• REQUEST:
Write out all the lines again, precisely as they stand, but without the images.

====

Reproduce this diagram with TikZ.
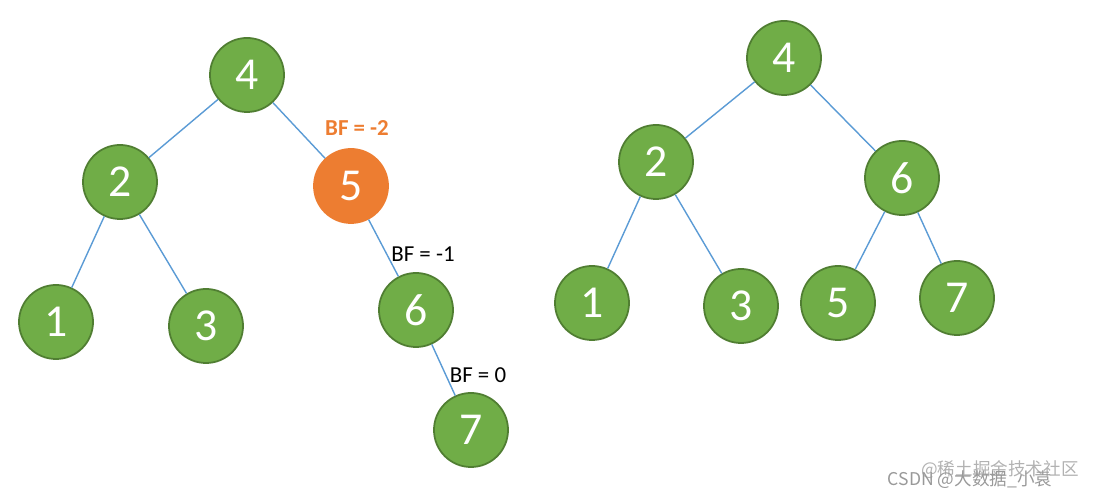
\documentclass[tikz,border=0pt]{standalone}
\usepackage{fontspec}
\setmainfont{Carlito}
\newfontfamily\cjk{Noto Sans CJK SC}
\definecolor{gfill}{HTML}{70AD47}
\definecolor{gdraw}{HTML}{507E32}
\definecolor{ofill}{HTML}{ED7D31}
\definecolor{edge}{HTML}{5B9BD5}
\begin{document}
\begin{tikzpicture}[x=0.01cm,y=-0.01cm,
  n/.style={circle,minimum size=0.74cm,inner sep=0pt,fill=gfill,draw=gdraw,line width=0.5pt,text=white,font=\fontsize{13}{13}\selectfont},
  o/.style={n,fill=ofill,draw=ofill},
  e/.style={draw=edge,line width=0.4pt},
  bf/.style={font=\fontsize{6.5}{7}\selectfont}]
\useasboundingbox (0,0) rectangle (1094,498);
\node[n] (a4) at (247,75) {4};
\node[n] (a2) at (120,182) {2};
\node[o] (a5) at (351,186) {5};
\node[n] (a1) at (56,322) {1};
\node[n] (a3) at (206,326) {3};
\node[n] (a6) at (416,310) {6};
\node[n] (a7) at (471,430) {7};
\draw[e] (a4)--(a2); \draw[e] (a4)--(a5); \draw[e] (a2)--(a1); \draw[e] (a2)--(a3);
\draw[e] (a5)--(a6); \draw[e] (a6)--(a7);
\node[bf,text=ofill,font=\fontsize{6.5}{7}\selectfont\bfseries] (l1) at (357,128) {BF = -2};
\node[bf] (l2) at (423,254) {BF = -1};
\node[bf] (l3) at (478,375) {BF = 0};
\node[n] (b4) at (784,58) {4};
\node[n] (b2) at (656,162) {2};
\node[n] (b6) at (902,178) {6};
\node[n] (b1) at (592,303) {1};
\node[n] (b3) at (741,306) {3};
\node[n] (b5) at (838,303) {5};
\node[n] (b7) at (957,298) {7};
\draw[e] (b4)--(b2); \draw[e] (b4)--(b6); \draw[e] (b2)--(b1); \draw[e] (b2)--(b3);
\draw[e] (b6)--(b5); \draw[e] (b6)--(b7);
\node[text=gray!60,font=\cjk\fontsize{5}{6}\selectfont] (w1) at (1000,470) {@稀土掘金技术社区};
\node[text=gray!80,font=\cjk\fontsize{5}{6}\selectfont] (w2) at (970,480) {CSDN @大数据\_小袁};
\end{tikzpicture}
\end{document}
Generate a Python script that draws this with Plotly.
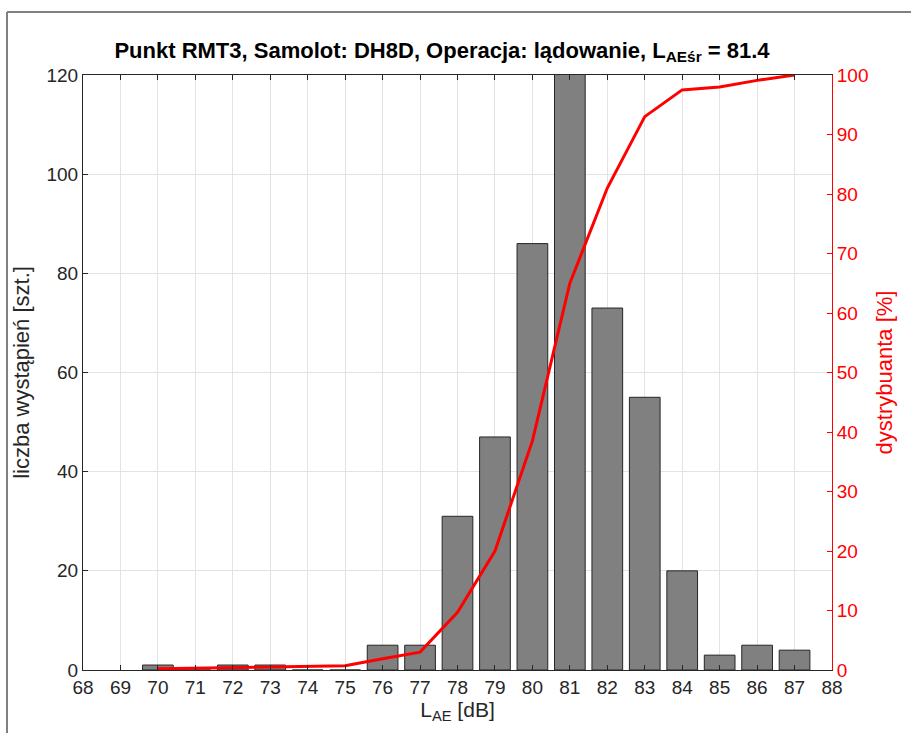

====

• TASK RESPONSE:
Reproduce this diagram with TikZ.
\documentclass[tikz,border=0pt]{standalone}
\usepackage{fontspec}
\setmainfont{Carlito}
\newfontfamily\cjk{Noto Sans CJK SC}
\definecolor{gfill}{HTML}{70AD47}
\definecolor{gdraw}{HTML}{507E32}
\definecolor{ofill}{HTML}{ED7D31}
\definecolor{edge}{HTML}{5B9BD5}
\begin{document}
\begin{tikzpicture}[x=0.01cm,y=-0.01cm,
  n/.style={circle,minimum size=0.74cm,inner sep=0pt,fill=gfill,draw=gdraw,line width=0.5pt,text=white,font=\fontsize{13}{13}\selectfont},
  o/.style={n,fill=ofill,draw=ofill},
  e/.style={draw=edge,line width=0.4pt},
  bf/.style={font=\fontsize{6.5}{7}\selectfont}]
\useasboundingbox (0,0) rectangle (1094,498);
\node[n] (a4) at (247,75) {4};
\node[n] (a2) at (120,182) {2};
\node[o] (a5) at (351,186) {5};
\node[n] (a1) at (56,322) {1};
\node[n] (a3) at (206,326) {3};
\node[n] (a6) at (416,310) {6};
\node[n] (a7) at (471,430) {7};
\draw[e] (a4)--(a2); \draw[e] (a4)--(a5); \draw[e] (a2)--(a1); \draw[e] (a2)--(a3);
\draw[e] (a5)--(a6); \draw[e] (a6)--(a7);
\node[bf,text=ofill,font=\fontsize{6.5}{7}\selectfont\bfseries] (l1) at (357,128) {BF = -2};
\node[bf] (l2) at (423,254) {BF = -1};
\node[bf] (l3) at (478,375) {BF = 0};
\node[n] (b4) at (784,58) {4};
\node[n] (b2) at (656,162) {2};
\node[n] (b6) at (902,178) {6};
\node[n] (b1) at (592,303) {1};
\node[n] (b3) at (741,306) {3};
\node[n] (b5) at (838,303) {5};
\node[n] (b7) at (957,298) {7};
\draw[e] (b4)--(b2); \draw[e] (b4)--(b6); \draw[e] (b2)--(b1); \draw[e] (b2)--(b3);
\draw[e] (b6)--(b5); \draw[e] (b6)--(b7);
\node[text=gray!60,font=\cjk\fontsize{5}{6}\selectfont] (w1) at (1000,470) {@稀土掘金技术社区};
\node[text=gray!80,font=\cjk\fontsize{5}{6}\selectfont] (w2) at (970,480) {CSDN @大数据\_小袁};
\end{tikzpicture}
\end{document}
Generate a Python script that draws this with Plotly.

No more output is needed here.